Review: An interesting title from one of my favorite authors, Phillip K. Dick (The man in the high castle, flow my tears the policeman said). It has a good plot and is well written. It is easy to follow, it has action, interesting characters, some good plot twists and only one flaw. It gets sort of weird near the end but other than that, one of the best reads of my life.

Rating: 5 stars
Summary: Something you might not know...
Review: I remember reading an interview with Philip K. Dick shortly before his death, in which he discussed the making of "Blade Runner" and his reasons for writing the book. He said that his inspiration came from reading the diary of a Nazi prison camp commandante who complained that he was having difficulty sleeping because of the noise of crying children in the camp. Philip K. Dick was, of course, appalled at this incredible lack of empathy and asked himself, "What does it do to your own humanity when you lose your ability to recognize the humanity of others?"

People familiar with Dick's other work will see the pattern. He majored in German in college and was preoccupied with the Nazis, who appear as embodiments of evil in a number of his books. I think "Do Androids..." exemplifies his creative ability to sublimate that preoccupation into a story that most people don't even realize comes from that particular source.

Regarding the debate over the relationship between "Blade Runner" and the book, I think both manage in different ways to capture Dick's mood and philosophical preoccupations. The movie is excellent, hypnotic in its visual imagery. The book is also excellent, but in a more philosophical, intellectual way.

Rating: 5 stars
Summary: Even better than the movie!
Review: I watched Blade Runner, the movie, a few years ago and couldn't quite grasped the implication (I was very young then, 12 or 14). Having watched the show again, read the book, listened to the soundtrack and played the game, I would say that Dick's version of Blade Runner is far more superior than the movie. The book explores the themes of what is real and unreal? Are replicants unhuman? Who are we to decide who is real or unreal? Who is God? For me, it painted a very possible scenario of the future -- Earth could very well end up up LA, 2019. I'm reading the rest of Dick's collection!

Rating: 5 stars
Summary: It's life, Rick, but not as we know it...
Review: Sometimes one wonders why some people even bother to read. If you are a fan of the movie Blade Runner, and you are a little disapointed by this book, then shame on you. You shouldn't be reading books in the first place then! Rarely can movies capture all the themes and ideas of a book, and rarely can books capture the artistic cinematography of film. The two media are separate. Treat them as such.

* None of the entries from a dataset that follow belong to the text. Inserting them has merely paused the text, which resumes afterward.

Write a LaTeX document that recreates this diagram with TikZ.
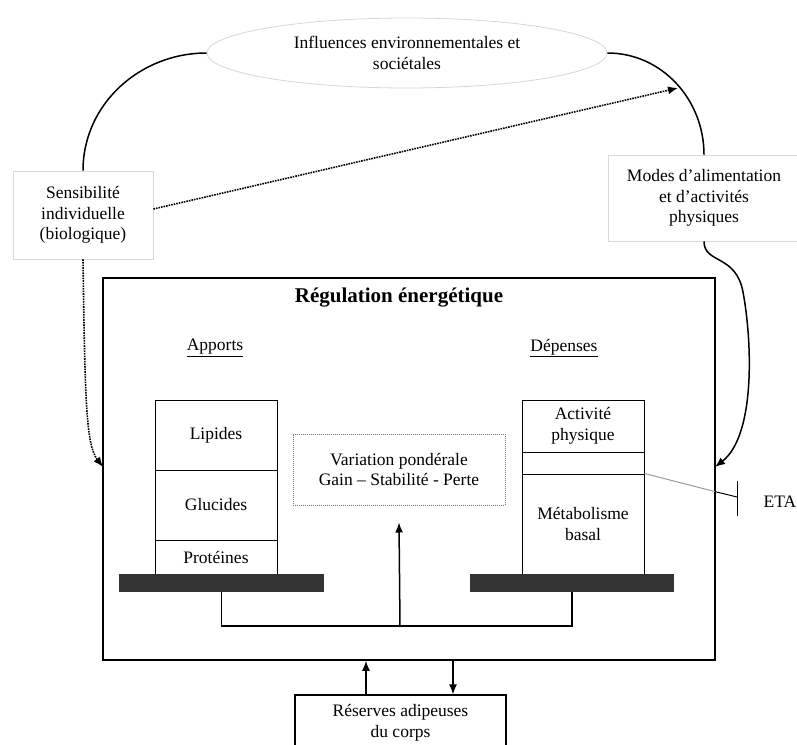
\documentclass[tikz,border=0pt]{standalone}
\usepackage{fontspec}
\setmainfont{Liberation Serif}
\usetikzlibrary{shapes.geometric,arrows.meta,calc}
\begin{document}
\begin{tikzpicture}[x=1pt,y=-1pt,
  every node/.style={font=\fontsize{17.5}{20.5}\selectfont, align=center, inner sep=0pt},
  lightbox/.style={draw=black!15, line width=0.8pt, rectangle},
  stackbox/.style={draw=black, line width=1pt, rectangle, minimum width=122pt},
  barbox/.style={fill=black!80, draw=none, rectangle, minimum height=18pt},
  arr/.style={-{Latex[length=10pt,width=8pt]}, line width=1.5pt},
  dotarr/.style={-{Latex[length=10pt,width=8pt]}, line width=1.6pt, densely dotted},
  curve/.style={line width=1.5pt}]
\useasboundingbox (0,0) rectangle (797,744);
\clip (0,0) rectangle (797,744);

% top nodes
\node[ellipse, draw=black!16, line width=0.8pt, minimum width=400pt, minimum height=70pt] (ell) at (407,53) {Influences environnementales et\\sociétales};
\node[lightbox, minimum width=140pt, minimum height=88pt] (sens) at (83,215) {Sensibilité\\individuelle\\(biologique)};
\node[lightbox, minimum width=192pt, minimum height=86pt] (modes) at (704,198) {Modes d'alimentation\\et d'activités\\physiques};

% main box
\node[draw=black, line width=1.5pt, rectangle, minimum width=612pt, minimum height=382pt] (main) at (409,469) {};
\node[font=\fontsize{21}{25}\selectfont\bfseries] (title) at (399,298) {Régulation énergétique};
\node (apports) at (215,348) {\underline{Apports}};
\node (depenses) at (564,348) {\underline{Dépenses}};

% left stack
\node[stackbox, minimum height=70pt] (lip) at (216,435) {Lipides};
\node[stackbox, minimum height=70pt] (glu) at (216,505) {Glucides};
\node[stackbox, minimum height=34pt] (pro) at (216,557) {Protéines};
\node[barbox, minimum width=205pt] (lbar) at (221.5,583) {};

% right stack
\node[stackbox, minimum height=52pt] (act) at (583,426) {Activité\\physique};
\node[stackbox, minimum height=22pt] (blank) at (583,463) {};
\node[stackbox, minimum height=100pt] (met) at (583,524) {Métabolisme\\basal};
\node[barbox, minimum width=204pt] (rbar) at (572,583) {};

% variation box
\node[draw=black!55, densely dotted, line width=1pt, rectangle, minimum width=212pt, minimum height=71pt] (var) at (399,469.5) {Variation pondérale\\Gain -- Stabilité - Perte};

% reserves
\node[draw=black, line width=1.3pt, rectangle, minimum width=211pt, minimum height=56pt] (res) at (400.5,723) {Réserves adipeuses\\du corps};

% ETA
\coordinate (etaT) at (737,497);
\coordinate (etaX) at (715,491.6);
\node (eta) at (780,502) {ETA};
\draw[black!40, line width=1pt] (met.north east) -- (etaX);
\draw[black, line width=1pt] (etaX) -- (etaT);
\draw[black, line width=1pt] (737,481) -- (737,516);

% curves from ellipse
\draw[curve] (ell.west) to[out=180,in=90] (sens.north);
\draw[curve] (ell.east) to[out=0,in=90] (modes.north);
\coordinate (arcpt) at (678,88);
\draw[dotarr] ($(sens.east)+(0,-6)$) -- (arcpt);

% left dotted arrow into main
\coordinate (mainL) at (103,467);
\draw[dotarr] (sens.south) .. controls (85,400) and (86,445) .. (mainL);

% right curve into main
\coordinate (mainR) at (715,467);
\draw[arr] (modes.south) .. controls (704,264) and (736,254) .. (743,292) .. controls (752,340) and (756,435) .. (mainR);

% balance connector
\coordinate (cm) at (400,626);
\draw[line width=1.3pt] (lbar.south) -- (lbar.south |- cm) -- (rbar.south |- cm) -- (rbar.south);
\draw[arr] (cm) -- ($(var.south)+(0,17)$);

% reserves arrows
\draw[arr] (res.north -| 366,0) -- (main.south -| 366,0);
\draw[arr] (main.south -| 453,0) -- (res.north -| 453,0);
\end{tikzpicture}
\end{document}
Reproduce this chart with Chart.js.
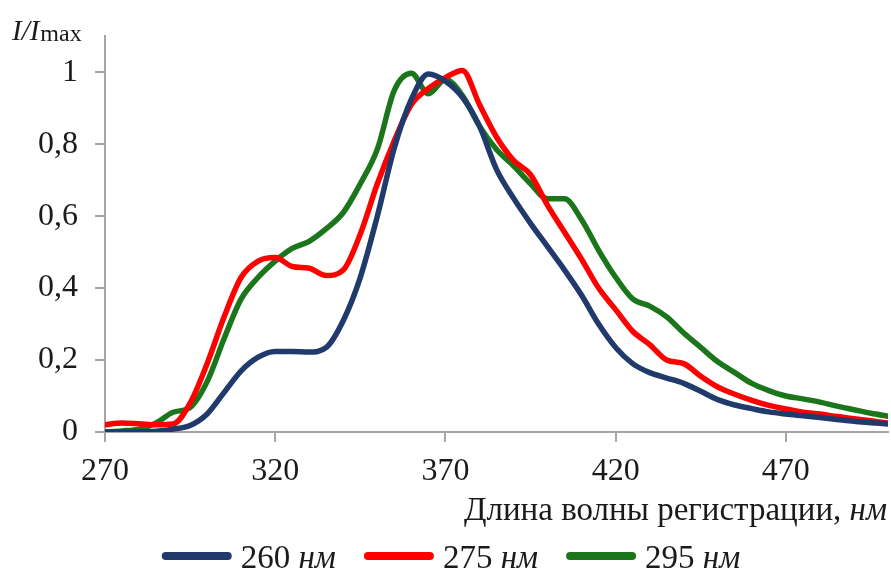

What Blade Runner and Do Androids Dream of Electric Sheep? are about is the routine of police bounty hunter Rick Deckard. His job is to hunt down and "retire" fugitive androids. But what the movie only scratched the surface of is WHY those androids are fugitives. Fans of the character of Data from Star Trek, or of the computer Mike from Heinlein's The Moon is a Harsh Mistress will find the familiar theme of what it is that defines the difference between artificial intelligence and artificial life.

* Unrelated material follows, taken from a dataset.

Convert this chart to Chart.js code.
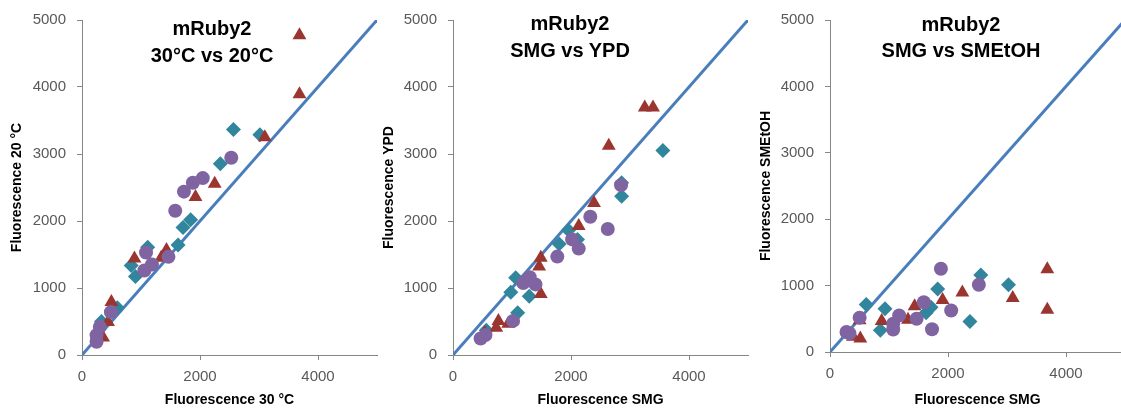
<!DOCTYPE html>
<html>
<head>
<meta charset="utf-8">
<script src="https://cdn.jsdelivr.net/npm/chart.js@4"></script>
<style>
html,body{margin:0;padding:0;width:1121px;height:410px;overflow:hidden;background:#fff}
.panel{position:absolute;top:0}
.ttl{position:absolute;font:bold 20px 'Liberation Sans',Arial,sans-serif;line-height:27px;text-align:center;white-space:nowrap;color:#000;transform:translateX(-50%)}
</style>
</head>
<body>
<div class="panel" style="left:0"><canvas id="c1" width="385" height="410"></canvas></div>
<div class="panel" style="left:371px"><canvas id="c2" width="385" height="410"></canvas></div>
<div class="panel" style="left:748px"><canvas id="c3" width="385" height="410"></canvas></div>

<div class="ttl" style="left:212px;top:15px">mRuby2<br>30°C vs 20°C</div>
<div class="ttl" style="left:570px;top:10px">mRuby2<br>SMG vs YPD</div>
<div class="ttl" style="left:961px;top:11px;line-height:26px">mRuby2<br>SMG vs SMEtOH</div>

<script>
/* ── 데이터 (x, y) ───────────────────────────────────────── */
const X_TICKS = [0, 2000, 4000];
const Y_TICKS = [0, 1000, 2000, 3000, 4000, 5000];
const DIAGONAL = [0, 5000];   // y = x 기준선

// 패널 1 — 30°C vs 20°C
const p1Diamonds = [[2567,3364],[3015,3289],[2344,2856],[1841,2018],[1712,1904],[1628,1640],[1113,1607],[834,1336],[906,1172],[600,705],[330,500]];
const p1Triangles = [[3686,4774],[3686,3893],[3099,3250],[2249,2557],[1924,2360],[1432,1568],[1342,1450],[889,1440],[498,791],[441,494],[357,260]];
const p1Circles = [[2530,2944],[2047,2640],[1879,2572],[1728,2438],[1580,2152],[1465,1465],[1085,1530],[1186,1350],[1057,1261],[490,640],[302,420],[247,297],[247,198]];

// 패널 2 — SMG vs YPD
const p2Diamonds = [[3557,3052],[2858,2572],[2858,2370],[1958,1862],[2110,1725],[1800,1658],[1063,1153],[980,935],[1292,878],[1096,630],[565,371]];
const p2Triangles = [[3250,3695],[3390,3695],[2640,3125],[2390,2267],[2131,1925],[1488,1450],[1460,1321],[1488,910],[770,509],[733,408],[936,465],[540,328]];
const p2Circles = [[2848,2535],[2327,2063],[2623,1880],[2019,1725],[2131,1588],[1768,1469],[1300,1160],[1191,1073],[1398,1054],[1018,509],[550,297],[468,247]];

// 패널 3 — SMG vs SMEtOH
const p3Diamonds = [[2556,1161],[3025,1012],[1825,947],[2372,461],[1712,675],[1629,590],[932,650],[854,327],[614,714]];
const p3Triangles = [[3683,1245],[3683,635],[3097,814],[2243,897],[1908,784],[1434,690],[1322,486],[876,466],[514,203],[390,228],[502,480]];
const p3Circles = [[1880,1254],[2523,1012],[2054,625],[1590,749],[1468,501],[1172,550],[1071,427],[1071,338],[1729,342],[502,516],[280,302],[330,280]];

/* ── 스타일 ──────────────────────────────────────────────── */
const TEAL = '#31859C';
const RED = '#9B3530';
const PURPLE = '#8064A2';
const LINE = '#4A7EBB';
const AXIS = '#868686';
const FONT = "'Liberation Sans', Arial, sans-serif";

const pts = arr => arr.map(([x,y]) => ({x, y}));

function mkPanel(canvasId, p){
  const el = document.getElementById(canvasId);
  if(!el) return;
  new Chart(el, {
    type:'scatter',
    data:{ datasets:[
      { data:pts(p.circles), pointStyle:'circle', pointRadius:7, backgroundColor:PURPLE, borderWidth:0, order:1 },
      { data:pts(p.triangles), pointStyle:'triangle', pointRadius:8, backgroundColor:RED, borderWidth:0, order:2 },
      { data:pts(p.diamonds), pointStyle:'rectRot', pointRadius:7.5, backgroundColor:TEAL, borderWidth:0, order:3 },
      { type:'line', data:DIAGONAL.map(v => ({x:v, y:v})), borderColor:LINE, borderWidth:3,
        pointRadius:0, fill:false, order:4 }
    ]},
    options:{
      responsive:false, animation:false,
      layout:{ padding:{ top:p.top, right:5, left:0, bottom:0 } },
      plugins:{ legend:{display:false}, tooltip:{enabled:false} },
      scales:{
        x:{
          type:'linear', min:0, max:5000,
          afterBuildTicks: s => { s.ticks = X_TICKS.map(v => ({value:v})); },
          afterFit: s => { s.height = p.xh; },
          grid:{ drawOnChartArea:false, tickLength:5, color:AXIS },
          border:{ color:AXIS },
          ticks:{ padding:8, color:'#595959', font:{family:FONT, size:15}, callback:v => String(v) },
          title:{ display:true, text:p.xTitle, color:'#000', font:{family:FONT, size:14, weight:'bold'}, padding:{top:0, bottom:1} }
        },
        y:{
          type:'linear', min:0, max:5000,
          afterBuildTicks: s => { s.ticks = Y_TICKS.map(v => ({value:v})); },
          afterFit: s => { s.width = 82; },
          grid:{ drawOnChartArea:false, tickLength:5, color:AXIS },
          border:{ color:AXIS },
          ticks:{ padding:11, color:'#595959', font:{family:FONT, size:15}, callback:v => String(v) },
          title:{ display:true, text:p.yTitle, color:'#000', font:{family:FONT, size:14, weight:'bold'}, padding:{top:p.ytPad, bottom:0} }
        }
      }
    }
  });
}

mkPanel('c1', { diamonds:p1Diamonds, triangles:p1Triangles, circles:p1Circles, top:18, xh:55, ytPad:9,
  xTitle:'Fluorescence 30 °C', yTitle:'Fluorescence 20 °C' });
mkPanel('c2', { diamonds:p2Diamonds, triangles:p2Triangles, circles:p2Circles, top:18, xh:55, ytPad:10,
  xTitle:'Fluorescence SMG', yTitle:'Fluorescence YPD' });
mkPanel('c3', { diamonds:p3Diamonds, triangles:p3Triangles, circles:p3Circles, top:16, xh:58, ytPad:10,
  xTitle:'Fluorescence SMG', yTitle:'Fluorescence SMEtOH' });
</script>
</body>
</html>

This is the realization that Deckard comes to and must deal with: these androids are not mere machines with off-switches, they are living creatures, aware of their own existence and their own mortality. In the post-nuclear holocaust world that Deckard exists in, humans define life by their ability to feel empathy. Empathy for the lives of each other, empathy for the lives of the remaining animal species of earth decimated by fallout, or empathy for artificial life. Eventually, Deckard questions his own ability to feel empathy, and therefore, his own humanity. For if being alive is about feeling empathy, then how can he truly be alive without feeling empathy for the living machines whose job it is for him to kill.

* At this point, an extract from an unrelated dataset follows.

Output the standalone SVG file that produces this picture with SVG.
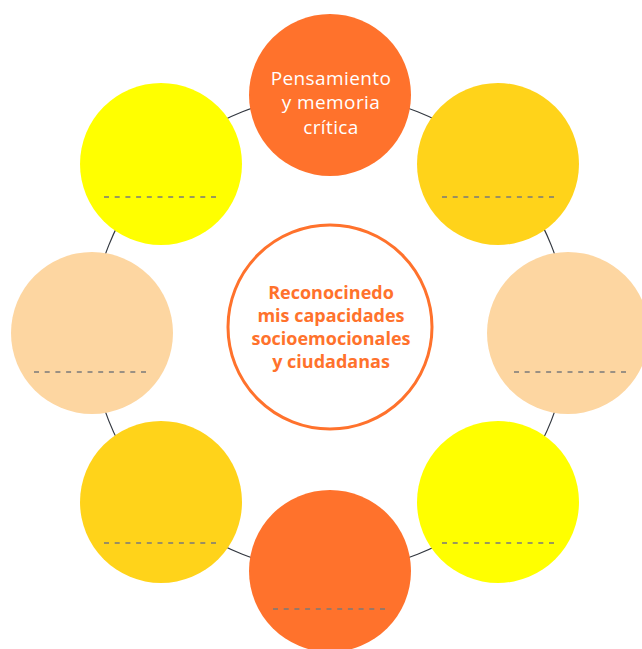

In the film version, Rutger Hauer's performance as one of the androids briefly captured the theme of the book, but it was never really explored and was instead sacrificed for artistic license. If you were intrigued by special effects, skip this book and rent Terminator 2. If you were intrigued by the question of artificial intelligence and artificial life, then you may want to ask if androids really DO dream of electric sheep.

Rating: 5 stars
Summary: The book meant a lot to me, the review sorta says that...
Review: Absolutely incredible. Dark, nihilistic, theological sci-fi with a hilarious satirical edge. Questions the values of society, as well as the very meaning of life and redemption. How deep is it? Well, I'm doing a paper comparing it to Conrad's "Heart of Darkness"...deep enough for you?

Rating: 4 stars
Summary: "Androids" Are a Dream of Their Own
Review: In Philip K. Dicks novel "Do Androids Dream of Electric Sheep", Dick explores humanity not only in the near future, but also in the present. Although written in the sixties, Dick had a keen eye on what makes humans tick, emotionally as well as intellectally as he explored the life of Rick Deckard in the year of 2021. The cult classic hit movie BLADE RUNNER was loosely based upon this novel, however fans new to the book should be warned: the book is superior and vastley different from the movie. In the year 2021 Earth is slowly recovering from a world war that has destroyed most of the animal population and drives the healthy humans onto other outworld planets, namely Mars. Existing animals are taken care of by the humans unable or unwilling to leave Earth,and according to society, it is a sign of prestige and honor to take care of these animals. Humans have developed not only androids to assist colonists on other planets, but also electronic animals so humans unable to afford expensive live animals are able to keep their dignety with fake animals that look almost real. Already in the begining of the book, Dick has established a world that fits his unique style. Quetioning what is reality, identity, and consiousness is Dick's specialty. And nowhere else can you find that more prevulant in his protaganist Rick Deckard's conflict with himself as he pursues 6 renegade androids\replicants from the off worlds. During his pursuit, Rick encounters not only the replicants but also other characters that further Rick's journey into what seems is self-discovery. Dick has not only established himself in the genre of scince fiction with his work, but has also showed what a true writer is. His ability to explore the characters lives in this particular story and expanding the readers awareness is a sign of pure genius. "Do Androids Dream of Electric Sheep" has this written between its pages.